▸ **What to work on**
Nothing but the lines from the top of the data to the line holding "plt.rcParams['font.family'] = ['Lato', 'DejaVu" should be printed, word for word and both ends included; leave the pictures out.

▸ **Material provided**

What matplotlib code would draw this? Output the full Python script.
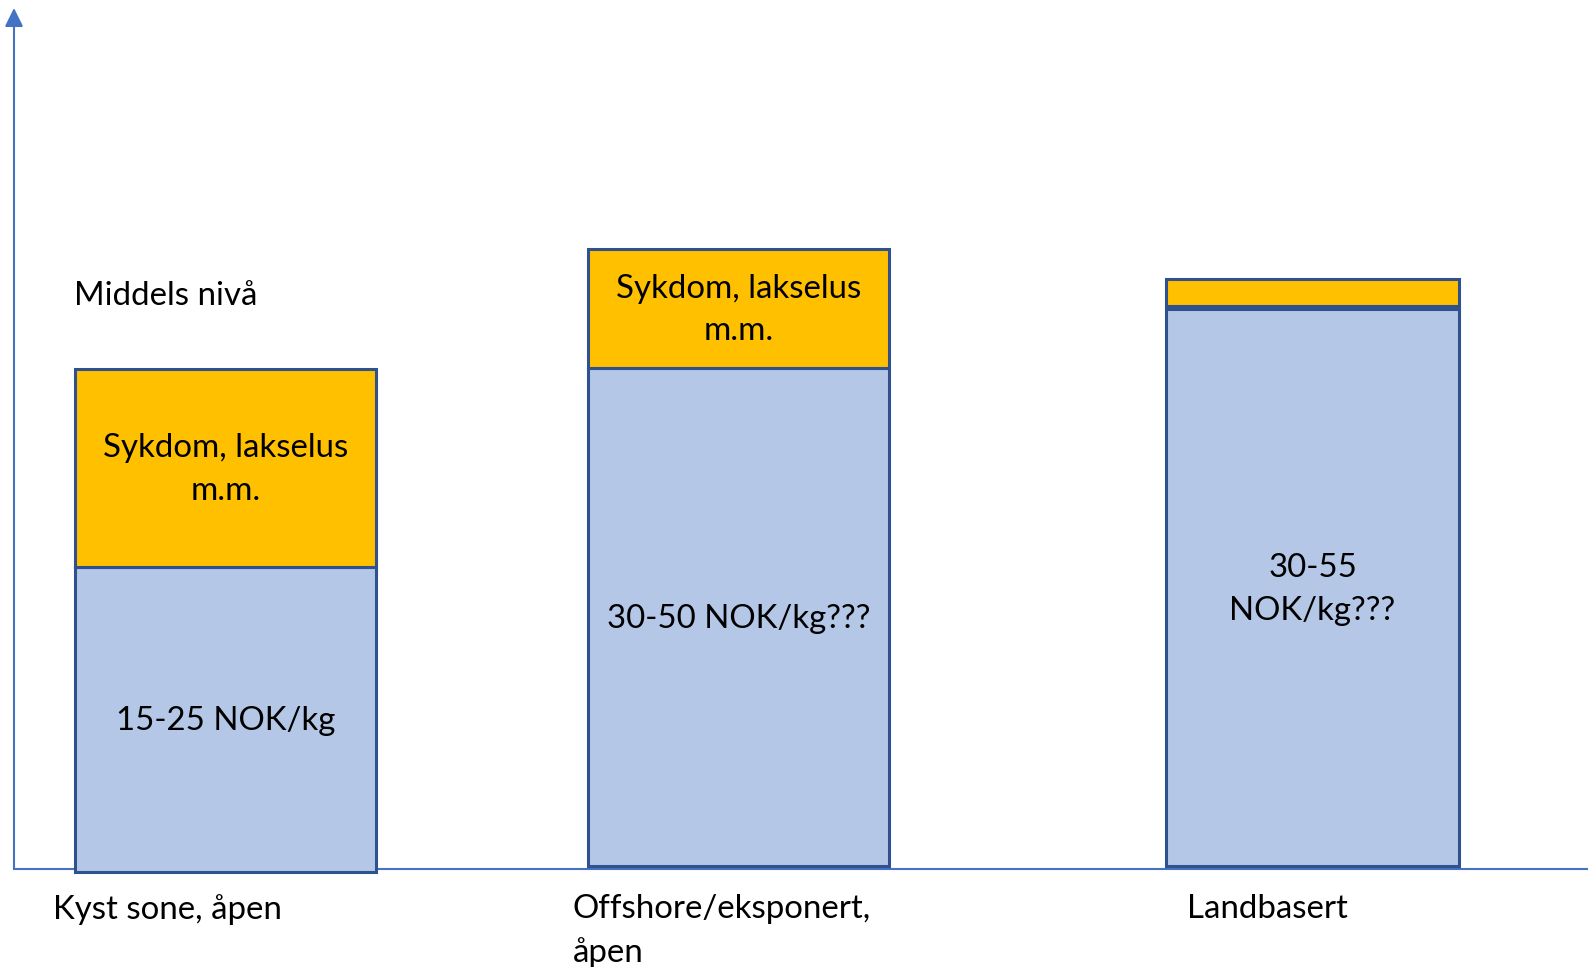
import matplotlib
matplotlib.use("Agg")
import matplotlib.pyplot as plt

plt.rcParams['font.family'] = ['Lato', 'DejaVu Sans']

categories = ["Kyst sone, åpen", "Offshore/eksponert,\nåpen", "Landbasert"]
base_labels = ["15-25 NOK/kg", "30-50 NOK/kg???", "30-55\nNOK/kg???"]
risk_label = "Sykdom, lakselus\nm.m."

# heights in arbitrary units (axis 0..100)
base_bottom = [-0.35, 0.35, 0.35]
base_top = [35.1, 58.2, 65.0]
risk_bottom = [35.1, 58.2, 65.4]
risk_top = [58.1, 72.0, 68.5]

# layout
x_pos = [211.5, 724.5, 1298.5]
widths = [301, 301, 293]
label_x = [39, 559, 1173]

blue = "#B4C7E7"
orange = "#FFC000"
edge = "#2F528F"
axis_col = "#4472C4"

fig = plt.figure(figsize=(15.88, 9.67), dpi=100)
ax = fig.add_axes([14 / 1588, (967 - 869) / 967, (1588 - 14) / 1588, (869 - 8) / 967])
ax.set_xlim(0, 1574)
ax.set_ylim(0, 100)

base_h = [t - b for t, b in zip(base_top, base_bottom)]
risk_h = [t - b for t, b in zip(risk_top, risk_bottom)]
ax.bar(x_pos, base_h, widths, bottom=base_bottom, color=blue, edgecolor=edge,
       linewidth=2.2, clip_on=False, zorder=3)
ax.bar(x_pos, risk_h, widths, bottom=risk_bottom, color=orange, edgecolor=edge,
       linewidth=2.2, clip_on=False, zorder=3)

fs = 23.8
ls = 1.52
for i in range(3):
    ax.text(x_pos[i], (base_bottom[i] + base_top[i]) / 2 - 0.2, base_labels[i], ha='center',
            va='center', fontsize=fs, linespacing=ls, zorder=4)
    if risk_h[i] > 5:
        ax.text(x_pos[i], (risk_bottom[i] + risk_top[i]) / 2 - 0.2, risk_label, ha='center',
                va='center', fontsize=fs, linespacing=ls, zorder=4)
    ax.text(label_x[i], -2.9, categories[i], ha='left', va='top', fontsize=fs,
            linespacing=ls, clip_on=False)

ax.text(60, 66.6, "Middels nivå", ha='left', va='center', fontsize=fs)

# axes lines
for s in ['top', 'right', 'left']:
    ax.spines[s].set_visible(False)
ax.spines['bottom'].set_color(axis_col)
ax.spines['bottom'].set_linewidth(1.5)
ax.annotate('', xy=(0, 1), xytext=(0, 0), xycoords='axes fraction',
            arrowprops=dict(arrowstyle='-|>,head_length=0.75,head_width=0.37',
                            mutation_scale=15, color=axis_col, lw=1.5,
                            shrinkA=0, shrinkB=0))
ax.set_xticks([])
ax.set_yticks([])

fig.savefig("out.png", dpi=100, facecolor='white')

▸ **The response**
What matplotlib code would draw this? Output the full Python script.
import matplotlib
matplotlib.use("Agg")
import matplotlib.pyplot as plt

plt.rcParams['font.family'] = ['Lato', 'DejaVu Sans']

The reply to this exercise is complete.